The library uses the Triton Inference Server, which exposes the HTTP, gRPC, and metrics ports for communication. In the default configuration, the following ports have to be exposed:

  • 8000 for HTTP
  • 8001 for gRPC
  • 8002 for metrics

If the library is inside a Docker container, the ports can be exposed by passing an extra argument to the docker run command. An example of passing ports configuration:

docker run -p 8000:8000 -p 8001:8001 -p 8002:8002 {image}

To deploy a container in Kubernetes, add a ports definition for the container in YAML deployment configuration:

containers:
  - name: pytriton
    ...
    ports:
      - containerPort: 8000
        name: http
      - containerPort: 8001
        name: grpc
      - containerPort: 8002
        name: metrics

Configuring shared memory

The connection between Python callbacks and the Triton Inference Server uses shared memory to pass data between the processes. In the Docker container, the default amount of shared memory is 64MB, which may not be enough to pass input and output data of the model. The PyTriton initialize 16MB of shared memory for Proxy Backend at start to pass input/output tensors between processes. The additional memory is allocated dynamically.
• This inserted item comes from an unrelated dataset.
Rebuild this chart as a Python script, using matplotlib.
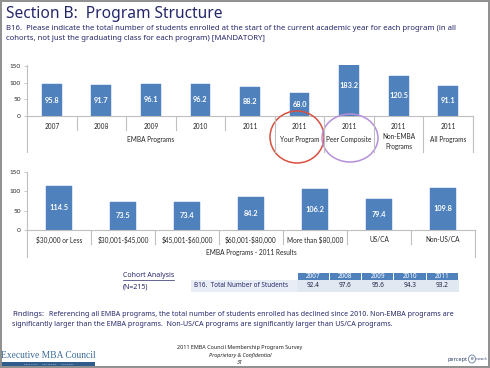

In case of failure, the size of available shared memory might need to be increased.

To increase the available shared memory size, pass an additional flag to the docker run command. An example of increasing the shared memory size to 8GB:

docker run --shm-size 8GB {image}
To increase the shared memory size for Kubernetes, the following configuration can be used:

spec:
  volumes:
    - name: shared-memory
      emptyDir:
        medium: Memory
  containers:
    - name: pytriton
      ...
      volumeMounts:
        - mountPath: /dev/shm
          name: shared-memory

Specify container init process

You can use the --init flag of the docker run command to indicate that an init process should be used as the PID 1 in the container. Specifying an init process ensures that reaping zombie processes are performed inside the container. The reaping zombie processes functionality is important in case of an unexpected error occurrence in scripts hosting PyTriton.